# [WHAT YOU HAVE TO DO]
Please determine how many lines of the material include the word "this", and respond with nothing but that number.

# [PROVIDED RECORDS]
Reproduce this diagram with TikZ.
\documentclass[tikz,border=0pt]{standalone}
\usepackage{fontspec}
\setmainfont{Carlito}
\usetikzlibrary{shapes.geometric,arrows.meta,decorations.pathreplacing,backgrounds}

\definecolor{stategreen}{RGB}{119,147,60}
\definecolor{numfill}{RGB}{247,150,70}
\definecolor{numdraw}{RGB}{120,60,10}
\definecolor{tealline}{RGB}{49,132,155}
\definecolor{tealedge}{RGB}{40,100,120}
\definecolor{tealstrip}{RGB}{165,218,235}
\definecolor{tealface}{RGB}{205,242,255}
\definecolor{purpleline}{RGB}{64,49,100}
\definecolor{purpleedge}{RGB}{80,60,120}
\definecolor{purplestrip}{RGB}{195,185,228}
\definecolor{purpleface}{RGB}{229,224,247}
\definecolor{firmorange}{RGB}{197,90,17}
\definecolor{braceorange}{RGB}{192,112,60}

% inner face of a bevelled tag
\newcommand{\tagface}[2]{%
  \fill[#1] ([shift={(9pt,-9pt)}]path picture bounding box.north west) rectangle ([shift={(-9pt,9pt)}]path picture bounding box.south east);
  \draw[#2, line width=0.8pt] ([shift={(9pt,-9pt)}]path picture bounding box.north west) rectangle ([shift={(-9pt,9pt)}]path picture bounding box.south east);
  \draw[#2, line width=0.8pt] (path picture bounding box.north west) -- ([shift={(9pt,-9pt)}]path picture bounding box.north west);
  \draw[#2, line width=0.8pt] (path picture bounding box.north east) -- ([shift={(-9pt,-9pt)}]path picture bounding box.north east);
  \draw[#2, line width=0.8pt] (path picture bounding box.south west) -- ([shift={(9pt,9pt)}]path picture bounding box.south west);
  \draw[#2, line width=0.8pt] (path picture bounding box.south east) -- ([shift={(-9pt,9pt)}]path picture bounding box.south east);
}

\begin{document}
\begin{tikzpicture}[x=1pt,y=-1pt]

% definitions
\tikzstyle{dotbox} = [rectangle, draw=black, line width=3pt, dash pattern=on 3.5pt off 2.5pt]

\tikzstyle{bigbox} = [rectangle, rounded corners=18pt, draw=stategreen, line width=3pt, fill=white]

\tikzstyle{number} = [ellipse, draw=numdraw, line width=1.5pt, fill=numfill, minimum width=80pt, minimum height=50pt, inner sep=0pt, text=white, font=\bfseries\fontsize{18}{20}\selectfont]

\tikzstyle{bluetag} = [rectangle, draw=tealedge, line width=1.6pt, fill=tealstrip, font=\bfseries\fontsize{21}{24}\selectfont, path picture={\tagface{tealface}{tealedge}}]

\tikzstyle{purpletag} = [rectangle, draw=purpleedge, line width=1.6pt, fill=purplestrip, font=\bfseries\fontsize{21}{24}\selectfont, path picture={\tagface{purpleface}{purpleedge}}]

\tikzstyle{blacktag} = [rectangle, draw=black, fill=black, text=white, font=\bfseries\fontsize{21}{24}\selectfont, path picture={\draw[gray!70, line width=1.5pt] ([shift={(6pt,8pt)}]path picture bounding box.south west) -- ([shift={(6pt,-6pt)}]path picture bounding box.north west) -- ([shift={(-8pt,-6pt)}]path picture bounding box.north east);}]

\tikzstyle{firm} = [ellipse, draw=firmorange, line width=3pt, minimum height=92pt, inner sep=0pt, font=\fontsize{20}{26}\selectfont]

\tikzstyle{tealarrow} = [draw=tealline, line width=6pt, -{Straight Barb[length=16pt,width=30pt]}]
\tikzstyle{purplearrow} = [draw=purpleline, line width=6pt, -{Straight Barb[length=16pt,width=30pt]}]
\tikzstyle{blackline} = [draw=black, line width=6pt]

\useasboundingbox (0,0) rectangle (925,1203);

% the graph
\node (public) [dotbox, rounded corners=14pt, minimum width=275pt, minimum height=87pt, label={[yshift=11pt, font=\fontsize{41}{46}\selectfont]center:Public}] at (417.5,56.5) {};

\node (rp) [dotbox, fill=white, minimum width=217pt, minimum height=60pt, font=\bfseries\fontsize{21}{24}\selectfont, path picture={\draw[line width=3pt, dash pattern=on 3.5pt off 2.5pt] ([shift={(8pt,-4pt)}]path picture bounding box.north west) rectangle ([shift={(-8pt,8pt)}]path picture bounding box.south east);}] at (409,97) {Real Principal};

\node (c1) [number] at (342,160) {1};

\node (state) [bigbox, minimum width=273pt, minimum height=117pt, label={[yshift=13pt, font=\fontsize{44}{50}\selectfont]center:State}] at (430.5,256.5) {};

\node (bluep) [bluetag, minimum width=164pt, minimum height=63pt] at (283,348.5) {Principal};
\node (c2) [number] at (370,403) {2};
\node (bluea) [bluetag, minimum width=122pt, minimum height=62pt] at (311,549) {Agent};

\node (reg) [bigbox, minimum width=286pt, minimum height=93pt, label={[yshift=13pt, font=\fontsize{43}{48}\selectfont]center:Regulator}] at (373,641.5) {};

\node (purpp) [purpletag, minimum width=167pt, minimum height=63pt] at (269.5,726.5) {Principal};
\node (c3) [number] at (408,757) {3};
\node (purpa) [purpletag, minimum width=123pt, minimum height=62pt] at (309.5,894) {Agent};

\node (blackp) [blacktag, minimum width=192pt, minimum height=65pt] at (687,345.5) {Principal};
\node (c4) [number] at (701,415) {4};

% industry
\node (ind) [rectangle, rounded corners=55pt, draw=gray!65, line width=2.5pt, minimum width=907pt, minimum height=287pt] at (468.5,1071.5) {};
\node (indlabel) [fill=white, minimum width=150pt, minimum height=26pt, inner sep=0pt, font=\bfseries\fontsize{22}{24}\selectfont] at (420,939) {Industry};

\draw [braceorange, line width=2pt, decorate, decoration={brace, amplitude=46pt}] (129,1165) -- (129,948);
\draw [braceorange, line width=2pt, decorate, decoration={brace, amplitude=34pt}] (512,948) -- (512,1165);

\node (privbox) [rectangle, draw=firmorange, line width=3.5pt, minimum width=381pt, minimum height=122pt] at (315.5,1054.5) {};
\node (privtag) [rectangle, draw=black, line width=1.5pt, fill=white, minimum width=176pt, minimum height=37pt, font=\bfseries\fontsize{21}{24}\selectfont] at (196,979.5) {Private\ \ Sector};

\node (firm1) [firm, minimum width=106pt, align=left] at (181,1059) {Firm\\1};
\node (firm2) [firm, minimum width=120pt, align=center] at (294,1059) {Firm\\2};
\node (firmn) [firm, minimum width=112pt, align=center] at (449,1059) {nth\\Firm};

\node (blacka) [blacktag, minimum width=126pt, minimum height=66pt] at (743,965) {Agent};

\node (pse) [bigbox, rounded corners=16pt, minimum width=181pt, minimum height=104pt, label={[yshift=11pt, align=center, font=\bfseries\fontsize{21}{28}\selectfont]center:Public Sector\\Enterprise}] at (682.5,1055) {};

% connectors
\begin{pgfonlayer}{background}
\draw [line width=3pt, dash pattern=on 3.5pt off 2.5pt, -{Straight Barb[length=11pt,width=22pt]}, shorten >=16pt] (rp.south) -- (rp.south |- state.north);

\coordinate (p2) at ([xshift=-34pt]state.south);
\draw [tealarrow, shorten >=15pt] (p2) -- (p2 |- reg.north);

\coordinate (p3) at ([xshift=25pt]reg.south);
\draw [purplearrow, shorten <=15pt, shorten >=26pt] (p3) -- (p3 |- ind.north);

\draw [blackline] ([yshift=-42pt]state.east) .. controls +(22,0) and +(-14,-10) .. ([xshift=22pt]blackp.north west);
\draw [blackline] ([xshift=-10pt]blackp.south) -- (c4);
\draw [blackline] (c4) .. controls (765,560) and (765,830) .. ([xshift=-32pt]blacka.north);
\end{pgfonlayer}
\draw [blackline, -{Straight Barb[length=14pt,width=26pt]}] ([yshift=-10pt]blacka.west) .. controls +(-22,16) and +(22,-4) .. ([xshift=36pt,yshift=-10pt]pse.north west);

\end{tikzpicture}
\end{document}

--

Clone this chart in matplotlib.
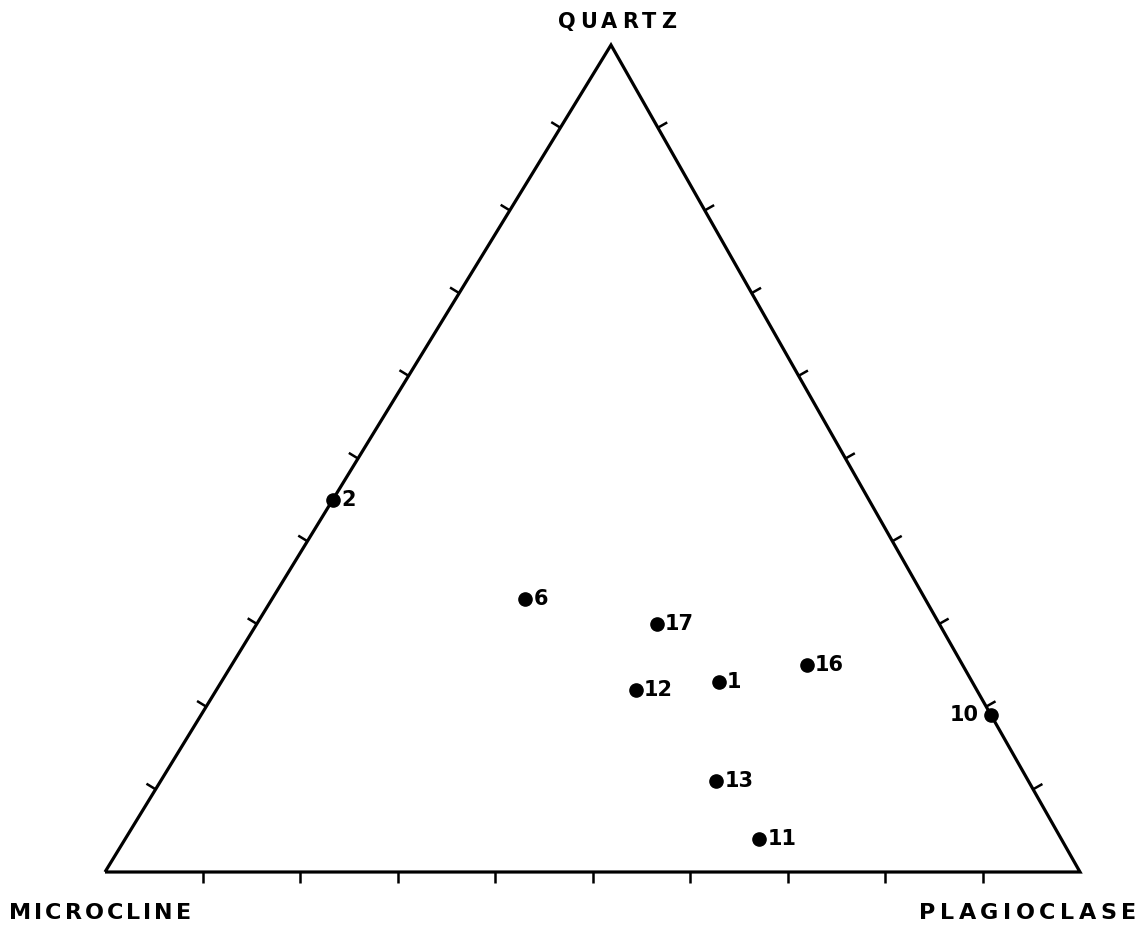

...

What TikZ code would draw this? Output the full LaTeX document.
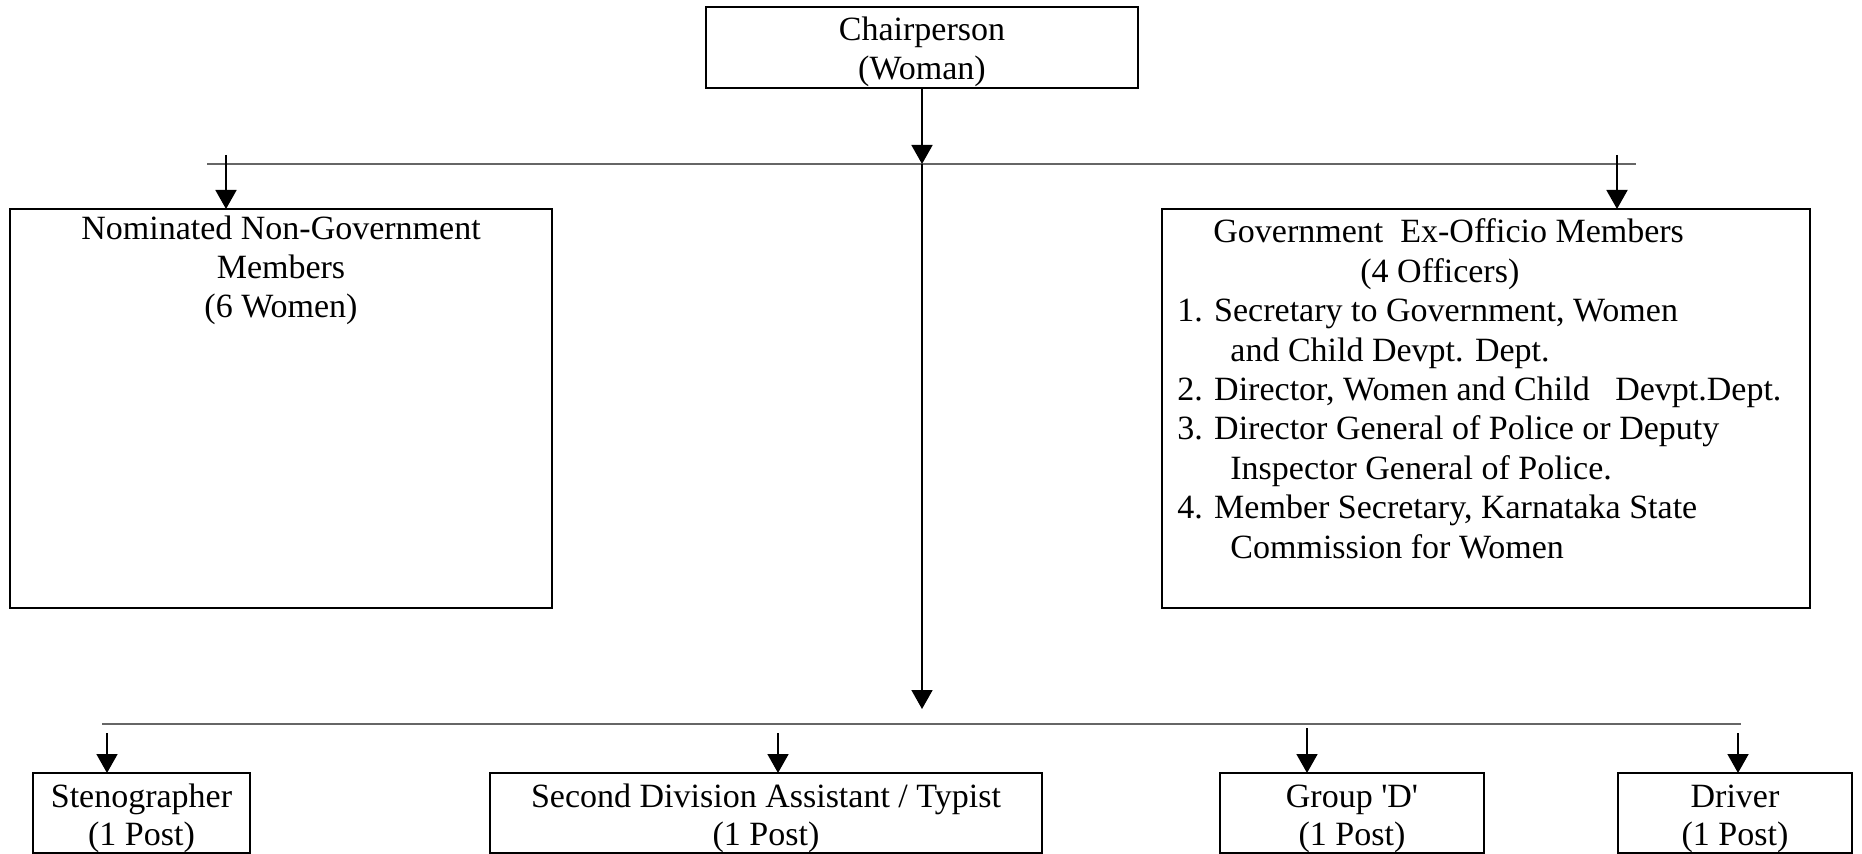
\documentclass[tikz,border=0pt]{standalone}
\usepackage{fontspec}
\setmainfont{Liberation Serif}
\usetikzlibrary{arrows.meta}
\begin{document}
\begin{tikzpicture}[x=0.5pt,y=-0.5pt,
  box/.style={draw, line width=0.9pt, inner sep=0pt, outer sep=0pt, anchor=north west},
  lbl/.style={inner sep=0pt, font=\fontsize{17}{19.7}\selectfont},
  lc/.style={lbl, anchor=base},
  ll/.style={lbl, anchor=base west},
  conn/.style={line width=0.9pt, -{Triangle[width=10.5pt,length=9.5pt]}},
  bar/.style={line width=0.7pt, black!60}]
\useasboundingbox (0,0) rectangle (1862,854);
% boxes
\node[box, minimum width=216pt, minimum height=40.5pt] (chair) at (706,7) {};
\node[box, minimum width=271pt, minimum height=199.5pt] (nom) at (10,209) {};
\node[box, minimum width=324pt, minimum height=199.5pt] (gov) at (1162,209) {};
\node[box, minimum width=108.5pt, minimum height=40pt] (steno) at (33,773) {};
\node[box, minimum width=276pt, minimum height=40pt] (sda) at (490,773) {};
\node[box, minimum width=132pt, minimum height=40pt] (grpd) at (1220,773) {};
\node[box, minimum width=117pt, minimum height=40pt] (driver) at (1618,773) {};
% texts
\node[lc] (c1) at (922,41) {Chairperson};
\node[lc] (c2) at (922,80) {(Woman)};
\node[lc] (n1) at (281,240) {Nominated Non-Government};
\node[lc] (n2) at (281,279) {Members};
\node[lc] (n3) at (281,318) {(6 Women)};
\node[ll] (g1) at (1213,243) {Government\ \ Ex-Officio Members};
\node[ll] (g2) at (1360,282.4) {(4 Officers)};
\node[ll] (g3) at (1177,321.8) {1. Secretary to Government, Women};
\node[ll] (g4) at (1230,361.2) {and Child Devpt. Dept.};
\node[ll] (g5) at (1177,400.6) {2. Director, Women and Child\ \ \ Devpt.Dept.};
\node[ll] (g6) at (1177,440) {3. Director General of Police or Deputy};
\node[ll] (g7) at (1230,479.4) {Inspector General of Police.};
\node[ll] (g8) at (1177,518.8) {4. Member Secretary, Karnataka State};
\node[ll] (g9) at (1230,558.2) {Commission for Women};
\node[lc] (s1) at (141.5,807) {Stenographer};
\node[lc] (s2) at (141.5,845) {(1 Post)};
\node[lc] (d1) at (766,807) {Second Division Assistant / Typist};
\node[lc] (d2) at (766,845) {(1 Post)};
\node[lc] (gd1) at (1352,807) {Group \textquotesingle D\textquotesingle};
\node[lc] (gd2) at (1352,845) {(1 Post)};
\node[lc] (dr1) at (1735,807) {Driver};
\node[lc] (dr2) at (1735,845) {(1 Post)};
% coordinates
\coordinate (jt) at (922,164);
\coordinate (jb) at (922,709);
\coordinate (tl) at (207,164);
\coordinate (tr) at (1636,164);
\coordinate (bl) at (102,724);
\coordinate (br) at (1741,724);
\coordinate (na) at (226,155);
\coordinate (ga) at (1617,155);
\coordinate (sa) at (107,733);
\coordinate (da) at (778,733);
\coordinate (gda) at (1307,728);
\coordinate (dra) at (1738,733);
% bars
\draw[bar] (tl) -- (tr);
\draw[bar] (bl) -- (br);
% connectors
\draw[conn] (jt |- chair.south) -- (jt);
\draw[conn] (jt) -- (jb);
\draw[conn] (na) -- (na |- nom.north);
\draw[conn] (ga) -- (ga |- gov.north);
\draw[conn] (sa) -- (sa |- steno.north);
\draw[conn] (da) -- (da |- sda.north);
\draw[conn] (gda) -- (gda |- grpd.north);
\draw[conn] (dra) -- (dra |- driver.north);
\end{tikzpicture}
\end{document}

# [WRITTEN RESPONSE]
3